『「わかりあえない」を越える』を読む前に

2021.12.22 お知らせ

COOのFです。

NVC(Non Violent Communication)の提唱者であるマーシャル・B・ローゼンバーグの著書であり、僕のNVCの先生の今井麻希子さんも翻訳に加わった『「わかりあえない」を越える』が手元に届きました。

既に読んだNVCを学ぶ仲間からの評判も高いので、この新著を読むことで自身の内面にどんなことが起きるのか楽しみです。その楽しみな気持ちを一旦抑えて、読む前に、自分の中の「わかりあえない」への対峙について考えてみたいと思います。

NVCはコミュニケーション手法として、素晴らしいものであると、なるべく多くの人が体得の程度の差こそあれ、生涯をかけて探求する価値のあるものだと僕は思っています。NVCの普及は人類が未だ到達できていない穏やかな世界へ私達を導いてくれると信じています。

さんざん、NVCを持ち上げておきながらですが、なかなか‘‘普及’’のハードルは高そうです。詳細には触れませんが多くの人にとっては、「そんなことめんどくさくてやってられない」とデスクトップのゴミ箱にでも捨てるようにスルーされるものだと思います。それ故、普及に尽力されている方には頭が下がる思いです。

今回は組織内のコミュニケーションに限定して話を展開します。

企業の規模が大きくなればなるほど、従業員が担う業務が細分化しており、プロジェクトを主導しようとすると様々な人を巻き込み物事を進めなければなりません。

様々な人を巻き込むということは、様々な価値観や認識の人を巻き込むということです。組織には色んな人がいます。仕事への向き合い方も様々です。自分さえよければ、自分の部署さえよければ、自分の会社さえよければ、社外パートナーにとっても社会にとってもAll Winな状態になって欲しい等、見ている範囲が異なります。

ここに時間軸も加わります。短期〜長期。会社の理念、Mission、Values、Purposeの浸透度は、見ている範囲と考える時間軸が従業員と会社で如何に整合性が取れているか一つの判断基準になると個人的には思います。社員の見ている範囲がバラバラだったり、時間軸がズレまくっていると物事を進める時のコミュニケーションコストが膨大になります。

このことをよく分かっている企業は、採用や人材・組織開発などの人事戦略のベースに理念などがしっかりと横たわり、更に従業員への浸透のために不断の努力がなされていますし、それ相応の評価、報酬システム(何を評価して何を評価しないか、何に報酬を与えるか)になっているのでしょう。いわゆる、Purpose経営というやつですかね。
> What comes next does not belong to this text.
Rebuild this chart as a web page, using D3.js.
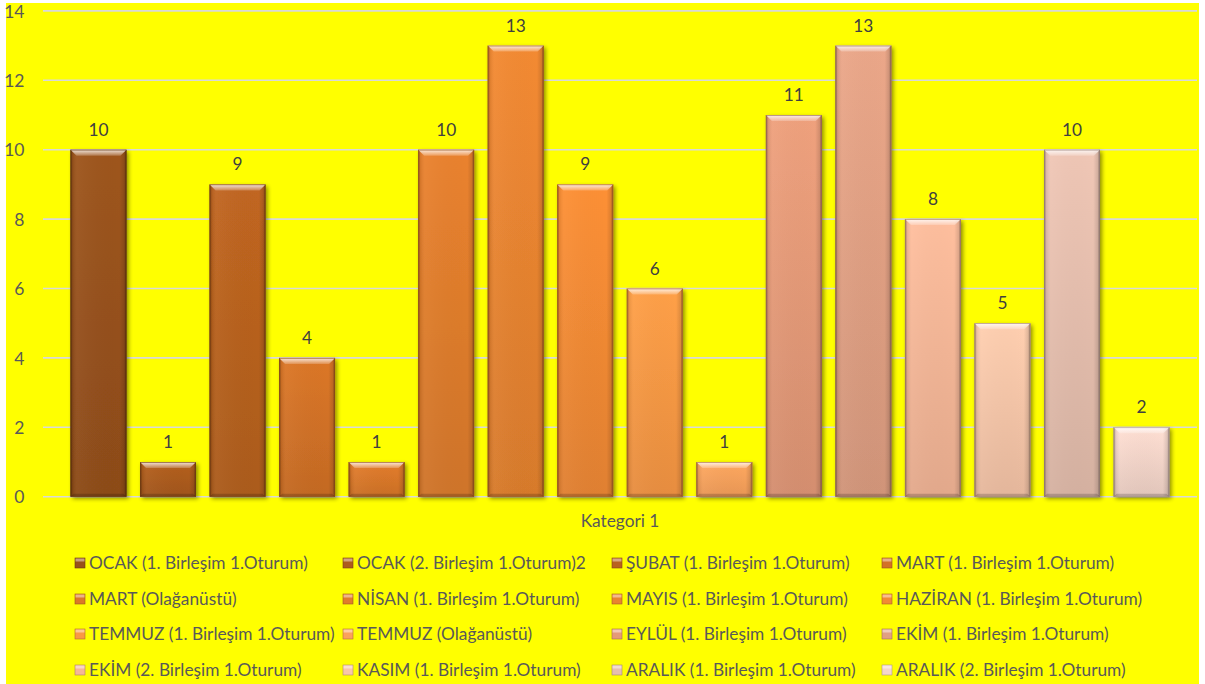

ただ、日本のいわゆる大企業では、理念、Mission、Values、Purposeの浸透が不十分故、コミュニケーションコストを膨大に費やさざるを得ない状況が多発していると思います。これは、日本特有の‘‘解雇が出来ないこと’’ ‘‘年功序列制度’’ ‘‘組合制度’’などが複合的に絡み合って生じている現象だと思っています。仕事を頑張らなくても、そこそこ給料がもらえてしまうシステムに欠陥があるので、頑張らない人を責めるのは御門違いなのかもしれません。(と最近はようやく考えられるようになってきました。)とはいえ、自分が主導するプロジェクトを前に進めるためには、頑張らない人にも少しは頑張ってもらわないといけません。

ですので、相手によってコミュニケーション方法を変えることが必要です。自分軸で考える人に、All Winを目指しましょう!と言ったところで、響く訳がありません。見ている世界が違うのですから。そういう人には敢えて「いやーこの仕事、面倒くさいですよね。僕も仕方なくやってまして。でも、○日までにやらきゃ部長に怒られるんで、何とか僕の我がままを聞いてくれませんか?」という風に言うと、「まぁしゃーないか。」等と動いてくれることが割とあります。

大切なのは、‘‘あるべき論’’をぶつけないことかなと。

上記のようなコミュニケーションは不本意ではありますが、誰かがやらないと物事が進まないですからね。

社内営業、社内政治がくだらないと揶揄する人もいますが、組織に勤めている以上、そこからは逃れられないことがほとんどかと思います。どうしても、嫌ならフィールドを変えましょう。

心では「わかりあえない」状況であったとしても、物事を進めなければいけない状況もありますし、及第点をもらえる妥協点を見つけることは可能です。むしろ、理念等が浸透仕切っていない、且つ人事制度も旧態依然とした企業だからこそ、楽しめるエンタメじゃないかなとすら最近は思っています。とはいえ、コミュニケーションコストは組織の生産性を著しく毀損するので、何とかしなきゃしなきゃいけないんでしょうね。